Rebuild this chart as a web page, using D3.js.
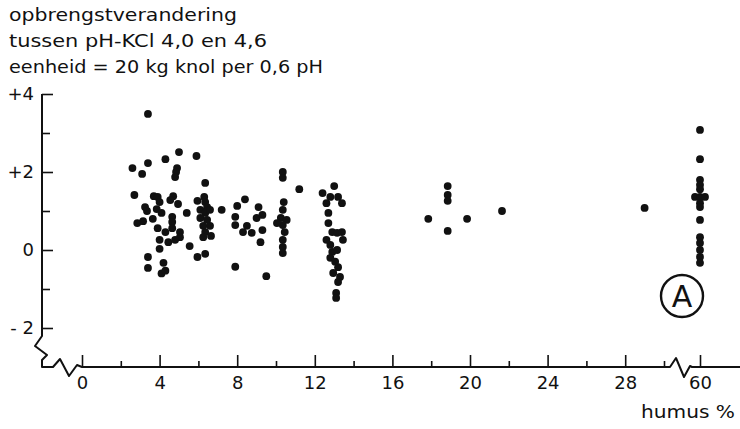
<!DOCTYPE html>
<html>
<head>
<meta charset="utf-8">
<script src="https://cdn.jsdelivr.net/npm/d3@7"></script>
<style>
  html, body { margin: 0; padding: 0; background: #fff; }
  svg { display: block; }
  text { font-family: "DejaVu Sans", sans-serif; fill: #111; }
</style>
</head>
<body>
<svg id="chart" width="740" height="429"></svg>
<script>
// Title lines (Dutch)
const titleLines = [
  "opbrengstverandering",
  "tussen pH-KCl 4,0 en 4,6",
  "eenheid = 20 kg knol per 0,6 pH"
];
const xLabel = "humus %";
const markerLabel = "A";

// Axis ticks
const xTicks = [0, 2, 4, 6, 8, 10, 12, 14, 16, 18, 20, 22, 24, 26, 28, 30, 60];
const xTickLabels = [0, 4, 8, 12, 16, 20, 24, 28, 60];
const yTicks = [-2, -1, 0, 1, 2, 3, 4];
const yTickLabels = [-2, 0, 2, 4];

// Observations: humus % and yield change per field
const humus = [
  2.6, 3.1, 3.4, 3.4, 2.7, 3.7, 3.9, 3.25, 3.35, 3.85, 4.0, 2.85, 3.15, 3.65, 3.4, 3.4, 4.0, 4.2, 4.1, 4.3, 3.9, 4.0, 4.3, 4.45, 4.3,
  5.0, 4.9, 4.85, 4.8, 4.7, 4.55, 4.95, 4.1, 4.65, 4.65, 4.65, 5.05, 5.05, 4.8, 5.4, 5.55,
  5.9, 6.35, 6.3, 5.95, 6.35, 6.45, 6.1, 6.35, 6.6, 6.1, 6.45, 6.25, 6.6, 6.35, 6.65, 6.25, 5.95, 6.35,
  7.2, 8.0, 7.9, 7.9, 7.9, 8.4, 8.3, 8.5, 8.75, 9.0, 9.1, 9.3, 9.3, 9.2, 9.5,
  10.35, 10.35, 10.4, 10.35, 10.25, 10.55, 10.35, 10.45, 10.35, 10.35, 10.35, 10.05,
  11.2,
  13.0, 12.4, 12.8, 13.2, 13.4, 12.6, 12.7, 12.7, 12.9, 13.15, 13.4, 12.8, 12.9, 13.15, 12.8, 13.05, 13.2, 12.95, 13.3, 13.2, 13.1, 13.1, 12.6, 13.45,
  17.85, 18.85, 18.85, 18.85, 18.85, 19.85, 21.65,
  29.0,
  60, 60, 60, 60, 60, 59, 60, 61, 60, 60, 60, 60, 60, 60, 60, 60
];
const change = [
  2.1, 1.95, 2.23, 3.49, 1.41, 1.38, 1.36, 1.1, 1.0, 1.05, 1.23, 0.69, 0.74, 0.8, -0.18, -0.46, 0.03, -0.33, -0.6, -0.53, 0.56, 0.26, 0.46, 0.2, 2.33,
  2.51, 2.1, 2.0, 1.87, 1.38, 1.28, 1.18, 0.95, 0.85, 0.72, 0.56, 0.46, 0.33, 0.26, 0.95, 0.1,
  2.41, 1.72, 1.36, 1.26, 1.23, 1.1, 1.03, 0.95, 1.03, 0.82, 0.77, 0.62, 0.62, 0.46, 0.36, 0.33, -0.18, -0.1,
  1.03, 1.13, 0.85, 0.64, -0.43, 1.3, 0.46, 0.62, 0.44, 0.82, 1.1, 0.9, 0.51, 0.2, -0.67,
  2.0, 1.85, 1.23, 1.03, 0.82, 0.77, 0.64, 0.46, 0.26, 0.08, -0.08, 0.69,
  1.56,
  1.64, 1.46, 1.36, 1.36, 1.2, 1.2, 0.95, 0.69, 0.46, 0.44, 0.46, 0.13, -0.05, 0.0, -0.2, -0.3, -0.44, -0.59, -0.69, -0.82, -1.1, -1.23, 0.26, 0.26,
  0.8, 1.64, 1.41, 1.26, 0.49, 0.8, 1.0,
  1.08,
  3.08, 2.33, 1.8, 1.67, 1.56, 1.36, 1.36, 1.36, 1.2, 1.1, 0.77, 0.33, 0.18, 0.0, -0.18, -0.33
];

const svg = d3.select("#chart");

// Broken horizontal scale: 0–30 linear, then a short stretch around 60
const x = d3.scaleLinear().domain([0, 30, 58, 62]).range([82, 664, 690, 710]);
const y = d3.scaleLinear().domain([-2, 4]).range([328, 94]);

const axisY = 367;   // baseline of the humus axis
const axisX = 42;    // position of the vertical axis

// Titles, stretched to the lettering width of the original typesetting
const titleWidths = [228, 258, 314];
svg.append("g").selectAll("text").data(titleLines).join("text")
  .attr("x", 9)
  .attr("y", (d, i) => 21 + i * 26)
  .attr("font-size", 18)
  .attr("textLength", (d, i) => titleWidths[i])
  .attr("lengthAdjust", "spacingAndGlyphs")
  .text(d => d);

// Vertical axis
const yAxis = d3.axisLeft(y)
  .tickValues(yTicks)
  .tickSize(-11)
  .tickPadding(8)
  .tickFormat(d => yTickLabels.includes(d) ? (d > 0 ? "+" + d : d < 0 ? "- " + Math.abs(d) : "0") : "");
const gy = svg.append("g").attr("transform", `translate(${axisX},0)`).call(yAxis);
gy.select(".domain").remove();
gy.selectAll(".tick line").attr("stroke", "#111").attr("stroke-width", 1.6)
  .attr("x2", d => yTickLabels.includes(d) ? 11 : 8);
gy.selectAll(".tick text").attr("font-size", 18).attr("font-family", "DejaVu Sans, sans-serif").attr("fill", "#111");

// Horizontal axis
const xAxis = d3.axisBottom(x)
  .tickValues(xTicks)
  .tickSize(-11)
  .tickPadding(9)
  .tickFormat(d => xTickLabels.includes(d) ? d : "");
const gx = svg.append("g").attr("transform", `translate(0,${axisY})`).call(xAxis);
gx.select(".domain").remove();
gx.selectAll(".tick line").attr("stroke", "#111").attr("stroke-width", 1.6)
  .attr("y2", d => xTickLabels.includes(d) ? -12 : -6);
gx.selectAll(".tick text").attr("font-size", 18).attr("font-family", "DejaVu Sans, sans-serif").attr("fill", "#111");

// Axis lines with break marks
const line = d3.line();
const yTop = y(4), yBottom = y(-2);
svg.append("path")
  .attr("d", line([
    [axisX, yTop], [axisX, yBottom + 8],
    [axisX - 7, yBottom + 18], [axisX + 5, yBottom + 27],
    [axisX, yBottom + 32], [axisX, axisY],
    [axisX + 11, axisY], [axisX + 18, axisY - 8], [axisX + 27, axisY + 9],
    [axisX + 35, axisY - 2], [x(0), axisY], [x(30) + 6, axisY],
    [x(30) + 12, axisY - 9], [x(30) + 20, axisY + 10], [x(30) + 26, axisY - 1],
    [x(30) + 28, axisY], [740, axisY]
  ]))
  .attr("fill", "none")
  .attr("stroke", "#111")
  .attr("stroke-width", 2)
  .attr("stroke-linejoin", "round");

// Axis title
svg.append("text")
  .attr("x", 641).attr("y", 418)
  .attr("font-size", 18)
  .attr("textLength", 94)
  .attr("lengthAdjust", "spacingAndGlyphs")
  .text(xLabel);

// Data points
svg.append("g").selectAll("circle").data(humus).join("circle")
  .attr("cx", d => x(d))
  .attr("cy", (d, i) => y(change[i]))
  .attr("r", 3.9)
  .attr("fill", "#111");

// Circled marker
const mk = svg.append("g").attr("transform", "translate(682,296)");
mk.append("circle").attr("r", 21).attr("fill", "none").attr("stroke", "#111").attr("stroke-width", 2.4);
mk.append("text").attr("text-anchor", "middle").attr("dy", "0.36em")
  .attr("font-size", 30).text(markerLabel);
</script>
</body>
</html>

**WHAT THE TASK ASKS**
Pictures stay out. Print the data exactly, from its first line through the line containing "const yTickLabels = [-2, 0, 2, 4];".

**RESPONSE**
Rebuild this chart as a web page, using D3.js.
<!DOCTYPE html>
<html>
<head>
<meta charset="utf-8">
<script src="https://cdn.jsdelivr.net/npm/d3@7"></script>
<style>
  html, body { margin: 0; padding: 0; background: #fff; }
  svg { display: block; }
  text { font-family: "DejaVu Sans", sans-serif; fill: #111; }
</style>
</head>
<body>
<svg id="chart" width="740" height="429"></svg>
<script>
// Title lines (Dutch)
const titleLines = [
  "opbrengstverandering",
  "tussen pH-KCl 4,0 en 4,6",
  "eenheid = 20 kg knol per 0,6 pH"
];
const xLabel = "humus %";
const markerLabel = "A";

// Axis ticks
const xTicks = [0, 2, 4, 6, 8, 10, 12, 14, 16, 18, 20, 22, 24, 26, 28, 30, 60];
const xTickLabels = [0, 4, 8, 12, 16, 20, 24, 28, 60];
const yTicks = [-2, -1, 0, 1, 2, 3, 4];
const yTickLabels = [-2, 0, 2, 4];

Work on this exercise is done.